▶ [SUPPLIED ENTRIES]:
— START —
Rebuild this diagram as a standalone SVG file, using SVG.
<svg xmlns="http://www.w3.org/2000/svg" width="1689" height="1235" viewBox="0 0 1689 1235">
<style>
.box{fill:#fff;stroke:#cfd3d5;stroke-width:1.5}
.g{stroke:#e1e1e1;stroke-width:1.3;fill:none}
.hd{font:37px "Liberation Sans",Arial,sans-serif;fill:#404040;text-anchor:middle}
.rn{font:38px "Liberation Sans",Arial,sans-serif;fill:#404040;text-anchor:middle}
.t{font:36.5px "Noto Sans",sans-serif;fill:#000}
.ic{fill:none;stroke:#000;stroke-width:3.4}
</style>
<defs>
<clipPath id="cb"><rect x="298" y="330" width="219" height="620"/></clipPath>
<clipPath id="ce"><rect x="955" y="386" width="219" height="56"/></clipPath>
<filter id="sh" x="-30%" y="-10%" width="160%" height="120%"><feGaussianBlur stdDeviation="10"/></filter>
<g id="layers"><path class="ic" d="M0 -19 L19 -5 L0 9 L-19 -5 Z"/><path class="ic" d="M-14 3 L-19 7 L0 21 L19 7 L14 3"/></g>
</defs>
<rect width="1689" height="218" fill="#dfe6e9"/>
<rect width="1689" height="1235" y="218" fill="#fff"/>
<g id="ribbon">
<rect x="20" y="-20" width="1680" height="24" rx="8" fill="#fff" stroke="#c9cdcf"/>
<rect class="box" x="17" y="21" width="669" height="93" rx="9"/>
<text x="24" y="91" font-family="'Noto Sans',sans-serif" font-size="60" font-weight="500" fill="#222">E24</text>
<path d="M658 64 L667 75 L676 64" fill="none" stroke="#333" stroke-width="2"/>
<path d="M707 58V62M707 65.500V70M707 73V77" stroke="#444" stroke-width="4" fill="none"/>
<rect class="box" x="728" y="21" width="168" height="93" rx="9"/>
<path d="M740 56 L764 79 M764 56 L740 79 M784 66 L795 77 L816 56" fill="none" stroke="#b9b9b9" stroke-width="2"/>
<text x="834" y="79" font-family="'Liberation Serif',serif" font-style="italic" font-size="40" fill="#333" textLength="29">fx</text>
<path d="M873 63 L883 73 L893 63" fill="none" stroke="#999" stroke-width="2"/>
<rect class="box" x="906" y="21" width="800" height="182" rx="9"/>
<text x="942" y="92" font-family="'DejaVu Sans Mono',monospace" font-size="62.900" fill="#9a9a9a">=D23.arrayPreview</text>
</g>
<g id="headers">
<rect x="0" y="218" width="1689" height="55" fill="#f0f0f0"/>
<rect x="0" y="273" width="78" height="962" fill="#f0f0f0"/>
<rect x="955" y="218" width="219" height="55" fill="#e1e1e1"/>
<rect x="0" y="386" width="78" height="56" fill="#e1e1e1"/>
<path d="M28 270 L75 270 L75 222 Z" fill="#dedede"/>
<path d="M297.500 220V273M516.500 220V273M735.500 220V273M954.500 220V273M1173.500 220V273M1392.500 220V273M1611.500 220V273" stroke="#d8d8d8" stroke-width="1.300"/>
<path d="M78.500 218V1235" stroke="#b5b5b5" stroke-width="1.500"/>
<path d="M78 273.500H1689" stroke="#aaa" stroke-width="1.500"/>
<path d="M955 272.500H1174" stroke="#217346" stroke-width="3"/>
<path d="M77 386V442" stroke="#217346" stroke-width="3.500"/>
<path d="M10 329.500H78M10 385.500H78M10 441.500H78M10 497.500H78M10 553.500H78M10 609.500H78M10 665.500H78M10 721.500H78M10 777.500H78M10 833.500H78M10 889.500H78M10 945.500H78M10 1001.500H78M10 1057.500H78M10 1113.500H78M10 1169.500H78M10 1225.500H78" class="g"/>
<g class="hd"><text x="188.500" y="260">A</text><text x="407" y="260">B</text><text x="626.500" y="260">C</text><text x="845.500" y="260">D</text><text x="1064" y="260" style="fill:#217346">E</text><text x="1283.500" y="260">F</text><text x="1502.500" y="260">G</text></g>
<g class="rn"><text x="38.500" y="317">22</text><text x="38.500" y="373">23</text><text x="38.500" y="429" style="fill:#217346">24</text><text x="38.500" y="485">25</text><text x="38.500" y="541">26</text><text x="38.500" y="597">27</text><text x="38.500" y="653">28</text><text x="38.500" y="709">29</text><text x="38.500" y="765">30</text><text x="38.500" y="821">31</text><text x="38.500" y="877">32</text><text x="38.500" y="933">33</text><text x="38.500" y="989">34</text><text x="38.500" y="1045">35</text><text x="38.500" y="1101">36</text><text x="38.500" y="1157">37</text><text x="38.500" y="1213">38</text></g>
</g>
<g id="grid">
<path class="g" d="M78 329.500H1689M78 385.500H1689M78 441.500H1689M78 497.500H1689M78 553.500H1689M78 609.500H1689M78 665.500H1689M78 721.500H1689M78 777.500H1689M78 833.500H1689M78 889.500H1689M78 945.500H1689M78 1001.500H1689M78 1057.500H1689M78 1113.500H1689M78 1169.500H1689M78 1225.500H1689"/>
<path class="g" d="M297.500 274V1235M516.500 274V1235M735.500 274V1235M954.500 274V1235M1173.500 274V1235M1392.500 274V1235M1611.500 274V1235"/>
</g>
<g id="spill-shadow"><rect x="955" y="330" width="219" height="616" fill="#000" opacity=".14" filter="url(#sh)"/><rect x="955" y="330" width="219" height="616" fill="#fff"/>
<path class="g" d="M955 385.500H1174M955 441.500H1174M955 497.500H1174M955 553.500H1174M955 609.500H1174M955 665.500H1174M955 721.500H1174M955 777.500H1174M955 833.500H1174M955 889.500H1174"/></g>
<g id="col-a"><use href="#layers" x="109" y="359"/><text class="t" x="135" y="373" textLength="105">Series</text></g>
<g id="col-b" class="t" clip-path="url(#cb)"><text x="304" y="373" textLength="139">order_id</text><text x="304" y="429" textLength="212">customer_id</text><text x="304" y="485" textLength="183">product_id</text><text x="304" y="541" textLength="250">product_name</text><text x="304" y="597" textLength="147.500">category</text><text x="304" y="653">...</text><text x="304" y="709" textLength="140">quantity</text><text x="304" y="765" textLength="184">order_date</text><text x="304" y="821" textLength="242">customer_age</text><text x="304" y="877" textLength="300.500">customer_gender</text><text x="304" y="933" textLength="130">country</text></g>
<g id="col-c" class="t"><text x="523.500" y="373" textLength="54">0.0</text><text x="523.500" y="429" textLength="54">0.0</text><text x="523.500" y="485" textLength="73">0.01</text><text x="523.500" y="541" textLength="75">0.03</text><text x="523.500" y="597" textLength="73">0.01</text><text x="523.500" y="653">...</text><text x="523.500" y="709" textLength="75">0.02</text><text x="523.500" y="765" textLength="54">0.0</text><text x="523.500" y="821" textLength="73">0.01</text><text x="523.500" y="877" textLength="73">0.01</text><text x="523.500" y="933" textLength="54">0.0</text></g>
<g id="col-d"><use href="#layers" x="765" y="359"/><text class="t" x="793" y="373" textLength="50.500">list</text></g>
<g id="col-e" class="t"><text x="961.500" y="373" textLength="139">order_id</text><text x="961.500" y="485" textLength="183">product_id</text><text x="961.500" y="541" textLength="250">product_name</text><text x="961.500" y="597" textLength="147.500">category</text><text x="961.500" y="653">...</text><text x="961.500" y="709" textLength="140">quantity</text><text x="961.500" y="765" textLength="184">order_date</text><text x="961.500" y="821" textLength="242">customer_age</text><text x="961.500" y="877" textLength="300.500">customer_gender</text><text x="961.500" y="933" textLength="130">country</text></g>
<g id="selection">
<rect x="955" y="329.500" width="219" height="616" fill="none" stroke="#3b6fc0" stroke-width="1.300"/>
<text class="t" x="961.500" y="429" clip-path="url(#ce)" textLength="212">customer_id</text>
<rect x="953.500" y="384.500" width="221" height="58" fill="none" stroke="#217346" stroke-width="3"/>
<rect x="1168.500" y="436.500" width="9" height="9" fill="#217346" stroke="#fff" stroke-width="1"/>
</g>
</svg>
— END —
— START —
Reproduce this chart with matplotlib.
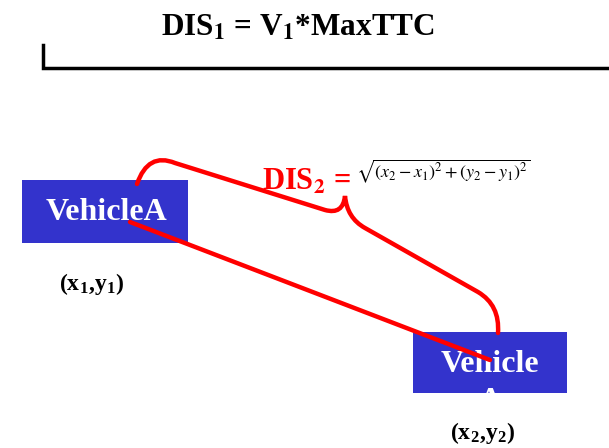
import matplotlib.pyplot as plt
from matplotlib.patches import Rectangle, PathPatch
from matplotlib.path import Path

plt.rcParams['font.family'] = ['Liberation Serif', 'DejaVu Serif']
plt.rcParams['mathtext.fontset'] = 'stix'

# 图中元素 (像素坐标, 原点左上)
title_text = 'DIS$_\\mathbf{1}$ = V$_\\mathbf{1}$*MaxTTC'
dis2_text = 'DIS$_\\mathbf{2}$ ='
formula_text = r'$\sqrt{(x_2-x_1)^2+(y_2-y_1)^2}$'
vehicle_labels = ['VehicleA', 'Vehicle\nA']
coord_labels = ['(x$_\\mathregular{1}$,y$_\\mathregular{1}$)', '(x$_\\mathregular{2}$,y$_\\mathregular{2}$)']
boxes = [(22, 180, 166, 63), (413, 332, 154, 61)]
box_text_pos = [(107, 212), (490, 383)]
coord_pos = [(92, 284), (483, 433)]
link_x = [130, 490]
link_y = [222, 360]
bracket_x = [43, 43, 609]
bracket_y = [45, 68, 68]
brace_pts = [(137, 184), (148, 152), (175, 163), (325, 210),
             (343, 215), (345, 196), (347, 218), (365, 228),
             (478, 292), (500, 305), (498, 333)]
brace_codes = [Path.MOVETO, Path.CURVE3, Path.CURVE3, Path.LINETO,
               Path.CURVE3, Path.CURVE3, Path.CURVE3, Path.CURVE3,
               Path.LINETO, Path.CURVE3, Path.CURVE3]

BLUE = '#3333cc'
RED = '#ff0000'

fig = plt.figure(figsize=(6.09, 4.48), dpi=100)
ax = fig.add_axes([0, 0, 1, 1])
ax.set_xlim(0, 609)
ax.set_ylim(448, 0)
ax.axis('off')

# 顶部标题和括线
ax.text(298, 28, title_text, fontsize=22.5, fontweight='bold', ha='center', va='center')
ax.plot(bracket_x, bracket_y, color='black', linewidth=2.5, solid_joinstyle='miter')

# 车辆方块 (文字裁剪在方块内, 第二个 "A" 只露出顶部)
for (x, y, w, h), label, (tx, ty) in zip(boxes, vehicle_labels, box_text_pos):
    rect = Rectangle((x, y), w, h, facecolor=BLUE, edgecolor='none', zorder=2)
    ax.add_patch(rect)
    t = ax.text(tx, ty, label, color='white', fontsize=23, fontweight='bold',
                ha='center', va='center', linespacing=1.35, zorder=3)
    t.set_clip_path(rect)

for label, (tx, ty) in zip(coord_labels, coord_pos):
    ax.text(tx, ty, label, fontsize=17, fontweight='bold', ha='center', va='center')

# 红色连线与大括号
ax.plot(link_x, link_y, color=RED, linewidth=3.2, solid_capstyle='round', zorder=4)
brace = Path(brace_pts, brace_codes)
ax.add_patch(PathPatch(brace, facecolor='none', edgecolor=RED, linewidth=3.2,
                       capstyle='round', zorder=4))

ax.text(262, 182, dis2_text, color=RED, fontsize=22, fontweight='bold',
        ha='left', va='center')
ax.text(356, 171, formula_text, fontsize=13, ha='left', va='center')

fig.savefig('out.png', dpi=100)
— END —
— START —
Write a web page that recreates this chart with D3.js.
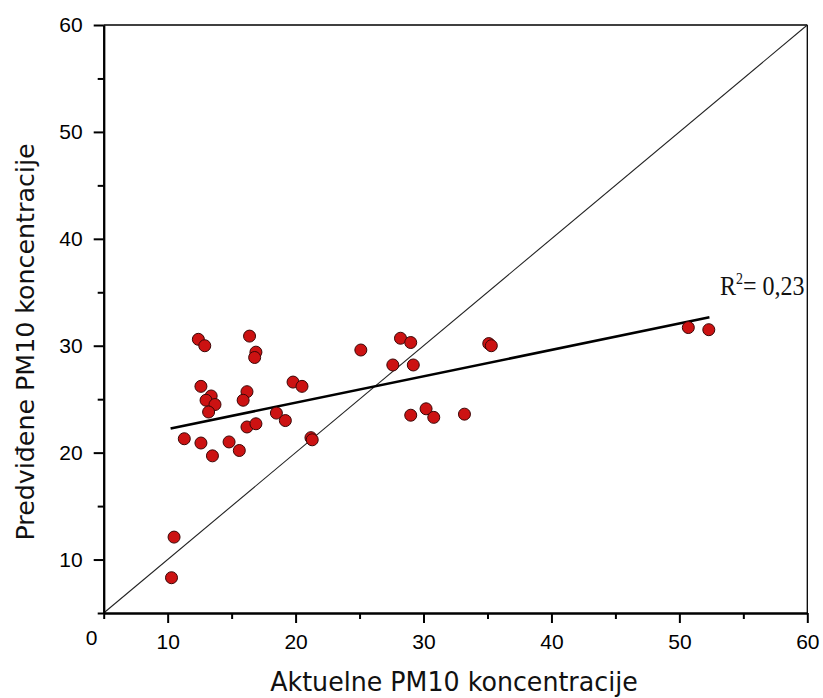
— END —
▶ [WORK TO DO]:
In the listing above, find the line with "Reproduce this chart with matplotlib." and the line with "from matplotlib.path import Path". Set down exactly those lines and everything between them, skipping pictures.

▶ [FULL ANSWER]:
Reproduce this chart with matplotlib.
import matplotlib.pyplot as plt
from matplotlib.patches import Rectangle, PathPatch
from matplotlib.path import Path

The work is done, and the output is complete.